Taken together, that is a competitive-supply story for the Black Sea and therefore mostly bearish for global prices.

Europe

For the European Union, the 2026/27 wheat table shows no month-to-month change in production. In corn, EU imports were unchanged. Europe was therefore not the main driver of this month’s revisions.

Asia

The standout change was India in corn, with higher production and larger exports. Turkey also received upward revisions in wheat and barley. That adds supply into nearby regional trade flows.

Australia

Australia’s wheat crop was cut by 2.0 million tons because of lower harvested area indicated by the latest ABARES quarterly report. This is one of the clearer supportive elements for wheat, but it was outweighed by increases in the Black Sea and Turkey.

Final takeaway

This is not an aggressively bearish WASDE, but its overall message is fairly clear: global grain and soybean balances became a bit more comfortable. The tighter U.S. wheat outlook was not enough to offset larger production in Russia, Ukraine, Turkey, India, and parts of South America.
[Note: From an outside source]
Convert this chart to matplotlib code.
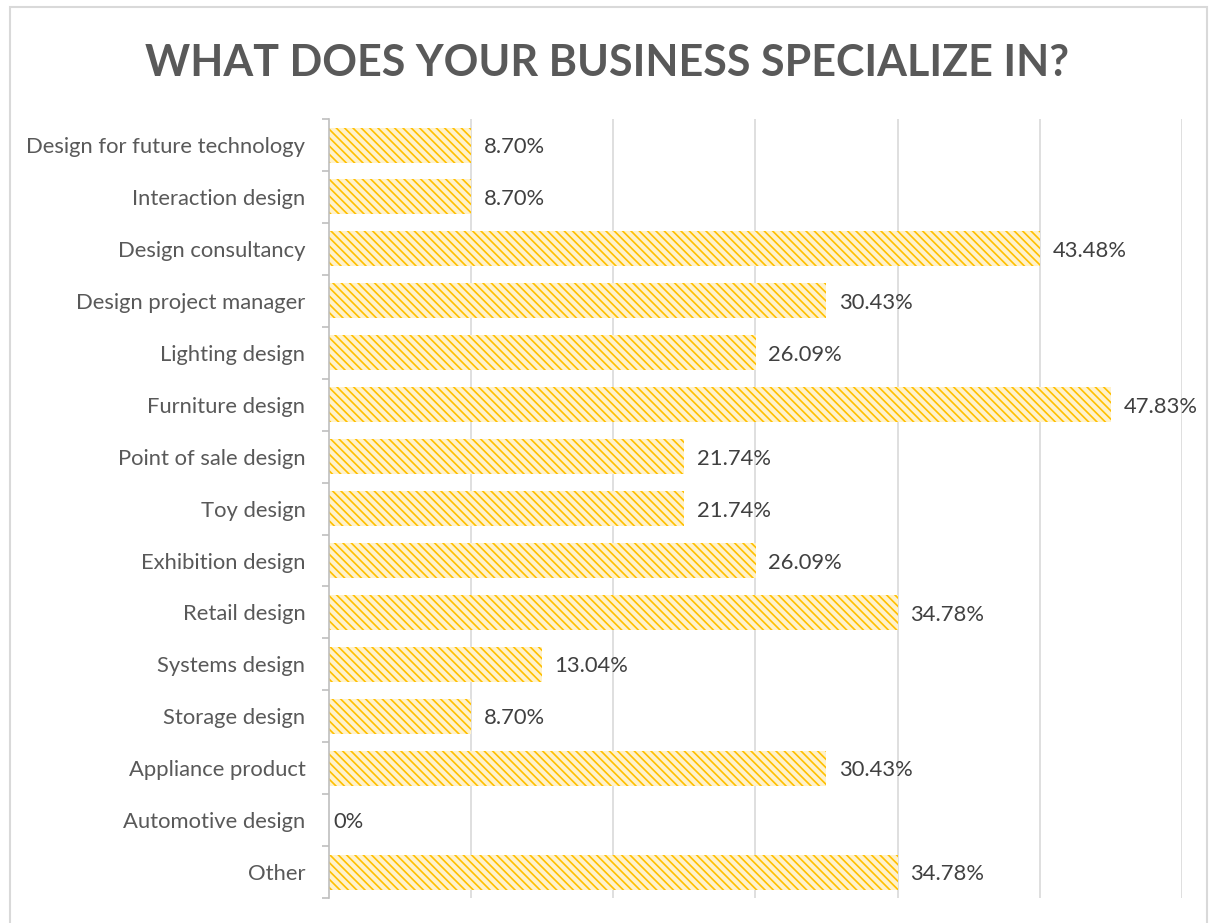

For Black Sea watchers, the key takeaway is that USDA effectively validated stronger regional export competitiveness, especially in wheat and corn. Based only on the supplied text, the report reads as moderately bearish for global prices, led by wheat, corn, and to a lesser extent barley, while soybeans look closer to neutral-to-slightly bearish.

Some signals remain modest rather than decisive, especially in soybeans and barley, but the aggregate direction of the June report is still toward more global supply cushion, not less.